■ REQUEST ■
Retype, exactly as written, every line from the one containing "Convert this chart to Altair code." down to the one containing "marker_h = [1958, 1800, 1600, 1400, 1200, 1000, 940]", including both, and nothing else.

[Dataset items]
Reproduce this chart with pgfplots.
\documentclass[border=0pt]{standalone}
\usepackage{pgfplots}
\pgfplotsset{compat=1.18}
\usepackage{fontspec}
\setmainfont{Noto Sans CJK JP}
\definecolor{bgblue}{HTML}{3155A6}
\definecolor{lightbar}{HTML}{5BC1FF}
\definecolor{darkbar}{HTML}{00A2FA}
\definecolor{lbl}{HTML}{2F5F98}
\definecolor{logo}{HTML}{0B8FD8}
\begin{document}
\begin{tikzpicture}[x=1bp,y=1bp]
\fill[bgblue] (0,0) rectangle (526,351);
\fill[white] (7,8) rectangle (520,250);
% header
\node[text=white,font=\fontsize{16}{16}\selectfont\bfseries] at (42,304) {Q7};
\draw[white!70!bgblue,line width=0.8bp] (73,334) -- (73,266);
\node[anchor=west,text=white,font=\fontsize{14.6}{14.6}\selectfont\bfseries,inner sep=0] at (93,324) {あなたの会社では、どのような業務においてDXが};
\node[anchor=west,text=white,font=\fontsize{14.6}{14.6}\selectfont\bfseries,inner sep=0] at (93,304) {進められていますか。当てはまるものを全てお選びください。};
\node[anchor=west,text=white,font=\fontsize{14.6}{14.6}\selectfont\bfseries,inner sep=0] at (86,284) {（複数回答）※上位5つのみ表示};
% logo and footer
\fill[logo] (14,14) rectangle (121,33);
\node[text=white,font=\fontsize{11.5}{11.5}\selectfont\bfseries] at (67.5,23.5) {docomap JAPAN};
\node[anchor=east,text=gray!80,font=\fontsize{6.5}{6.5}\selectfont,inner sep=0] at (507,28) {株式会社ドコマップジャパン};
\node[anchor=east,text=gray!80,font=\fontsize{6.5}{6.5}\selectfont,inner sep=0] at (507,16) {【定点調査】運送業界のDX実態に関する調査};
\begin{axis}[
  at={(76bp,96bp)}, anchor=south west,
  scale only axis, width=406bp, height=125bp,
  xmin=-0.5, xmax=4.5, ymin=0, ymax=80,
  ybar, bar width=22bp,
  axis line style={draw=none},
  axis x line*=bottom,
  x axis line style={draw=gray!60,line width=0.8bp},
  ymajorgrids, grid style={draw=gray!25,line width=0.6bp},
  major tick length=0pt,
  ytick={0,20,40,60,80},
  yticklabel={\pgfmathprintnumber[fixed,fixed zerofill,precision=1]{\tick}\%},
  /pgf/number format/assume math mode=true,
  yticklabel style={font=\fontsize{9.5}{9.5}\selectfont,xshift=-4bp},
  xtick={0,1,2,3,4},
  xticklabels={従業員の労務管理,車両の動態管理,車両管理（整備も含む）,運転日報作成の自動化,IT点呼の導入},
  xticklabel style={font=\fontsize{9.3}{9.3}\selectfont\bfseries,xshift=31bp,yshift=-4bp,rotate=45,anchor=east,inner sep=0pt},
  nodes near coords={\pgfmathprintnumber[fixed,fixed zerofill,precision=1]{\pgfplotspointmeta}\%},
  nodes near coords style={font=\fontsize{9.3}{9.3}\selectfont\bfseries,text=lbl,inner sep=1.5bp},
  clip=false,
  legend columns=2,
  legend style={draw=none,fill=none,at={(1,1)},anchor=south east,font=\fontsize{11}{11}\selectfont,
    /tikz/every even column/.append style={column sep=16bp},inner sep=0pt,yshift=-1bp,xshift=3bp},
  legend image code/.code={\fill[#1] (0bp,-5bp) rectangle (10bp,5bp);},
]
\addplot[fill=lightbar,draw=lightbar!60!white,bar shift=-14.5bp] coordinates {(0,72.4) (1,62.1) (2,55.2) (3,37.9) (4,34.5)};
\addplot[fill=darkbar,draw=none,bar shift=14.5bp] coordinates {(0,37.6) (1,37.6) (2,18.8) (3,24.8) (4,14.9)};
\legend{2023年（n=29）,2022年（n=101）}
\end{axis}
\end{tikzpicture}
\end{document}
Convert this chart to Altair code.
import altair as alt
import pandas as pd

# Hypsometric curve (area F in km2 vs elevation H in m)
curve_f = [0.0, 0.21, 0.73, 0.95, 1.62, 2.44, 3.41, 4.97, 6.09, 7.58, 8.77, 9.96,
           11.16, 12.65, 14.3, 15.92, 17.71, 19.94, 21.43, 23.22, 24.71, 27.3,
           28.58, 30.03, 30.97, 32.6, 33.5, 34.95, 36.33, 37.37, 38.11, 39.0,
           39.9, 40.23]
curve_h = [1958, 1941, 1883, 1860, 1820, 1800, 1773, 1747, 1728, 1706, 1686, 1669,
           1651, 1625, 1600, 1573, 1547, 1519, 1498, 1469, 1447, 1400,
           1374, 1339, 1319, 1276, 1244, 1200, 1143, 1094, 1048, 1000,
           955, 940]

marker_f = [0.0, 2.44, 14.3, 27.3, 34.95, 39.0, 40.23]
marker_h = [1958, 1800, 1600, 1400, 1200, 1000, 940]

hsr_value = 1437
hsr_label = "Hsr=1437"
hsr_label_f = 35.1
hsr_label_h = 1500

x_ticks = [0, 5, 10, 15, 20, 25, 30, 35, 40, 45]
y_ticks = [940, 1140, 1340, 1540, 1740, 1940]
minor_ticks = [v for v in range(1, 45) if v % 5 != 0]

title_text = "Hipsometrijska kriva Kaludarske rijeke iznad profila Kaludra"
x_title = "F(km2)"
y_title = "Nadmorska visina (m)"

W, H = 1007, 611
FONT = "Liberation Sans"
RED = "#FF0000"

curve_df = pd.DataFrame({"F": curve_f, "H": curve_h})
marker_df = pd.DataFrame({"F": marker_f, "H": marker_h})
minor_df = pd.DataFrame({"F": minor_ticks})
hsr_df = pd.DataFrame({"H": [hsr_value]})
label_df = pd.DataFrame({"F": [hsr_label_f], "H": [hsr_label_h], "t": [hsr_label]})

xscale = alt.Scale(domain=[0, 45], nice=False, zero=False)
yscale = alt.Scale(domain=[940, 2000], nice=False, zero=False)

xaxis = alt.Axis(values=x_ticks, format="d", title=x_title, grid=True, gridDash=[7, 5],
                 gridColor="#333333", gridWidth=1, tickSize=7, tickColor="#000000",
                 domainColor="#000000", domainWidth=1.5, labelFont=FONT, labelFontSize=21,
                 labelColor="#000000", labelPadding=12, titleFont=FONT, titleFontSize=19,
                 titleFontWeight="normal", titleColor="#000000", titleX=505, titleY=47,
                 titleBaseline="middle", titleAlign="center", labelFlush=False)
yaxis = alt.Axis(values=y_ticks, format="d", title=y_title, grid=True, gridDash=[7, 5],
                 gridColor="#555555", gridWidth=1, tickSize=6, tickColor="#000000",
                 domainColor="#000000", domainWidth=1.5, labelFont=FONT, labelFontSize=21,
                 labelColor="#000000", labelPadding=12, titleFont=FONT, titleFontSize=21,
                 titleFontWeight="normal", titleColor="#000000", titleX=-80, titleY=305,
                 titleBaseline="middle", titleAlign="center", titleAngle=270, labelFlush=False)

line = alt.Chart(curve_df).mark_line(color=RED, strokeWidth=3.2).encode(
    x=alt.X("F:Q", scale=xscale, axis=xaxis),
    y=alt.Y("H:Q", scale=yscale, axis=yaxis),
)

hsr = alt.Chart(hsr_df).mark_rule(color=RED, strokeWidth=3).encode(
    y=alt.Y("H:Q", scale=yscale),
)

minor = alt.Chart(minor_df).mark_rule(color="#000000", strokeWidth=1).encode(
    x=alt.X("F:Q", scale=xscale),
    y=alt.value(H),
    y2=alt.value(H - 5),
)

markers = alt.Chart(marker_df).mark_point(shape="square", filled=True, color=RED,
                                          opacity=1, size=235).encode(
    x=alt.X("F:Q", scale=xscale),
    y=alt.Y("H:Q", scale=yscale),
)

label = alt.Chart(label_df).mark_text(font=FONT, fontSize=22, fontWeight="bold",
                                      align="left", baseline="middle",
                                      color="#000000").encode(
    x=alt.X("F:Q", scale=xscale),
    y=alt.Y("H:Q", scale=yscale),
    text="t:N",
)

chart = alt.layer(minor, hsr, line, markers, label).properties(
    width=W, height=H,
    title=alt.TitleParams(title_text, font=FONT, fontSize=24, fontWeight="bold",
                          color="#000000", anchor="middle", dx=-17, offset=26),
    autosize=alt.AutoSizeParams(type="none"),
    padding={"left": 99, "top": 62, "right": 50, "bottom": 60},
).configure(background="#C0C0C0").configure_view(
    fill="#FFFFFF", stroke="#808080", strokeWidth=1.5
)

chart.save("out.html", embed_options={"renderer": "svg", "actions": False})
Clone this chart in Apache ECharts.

■ EXERCISE RESPONSE ■
Convert this chart to Altair code.
import altair as alt
import pandas as pd

# Hypsometric curve (area F in km2 vs elevation H in m)
curve_f = [0.0, 0.21, 0.73, 0.95, 1.62, 2.44, 3.41, 4.97, 6.09, 7.58, 8.77, 9.96,
           11.16, 12.65, 14.3, 15.92, 17.71, 19.94, 21.43, 23.22, 24.71, 27.3,
           28.58, 30.03, 30.97, 32.6, 33.5, 34.95, 36.33, 37.37, 38.11, 39.0,
           39.9, 40.23]
curve_h = [1958, 1941, 1883, 1860, 1820, 1800, 1773, 1747, 1728, 1706, 1686, 1669,
           1651, 1625, 1600, 1573, 1547, 1519, 1498, 1469, 1447, 1400,
           1374, 1339, 1319, 1276, 1244, 1200, 1143, 1094, 1048, 1000,
           955, 940]

marker_f = [0.0, 2.44, 14.3, 27.3, 34.95, 39.0, 40.23]
marker_h = [1958, 1800, 1600, 1400, 1200, 1000, 940]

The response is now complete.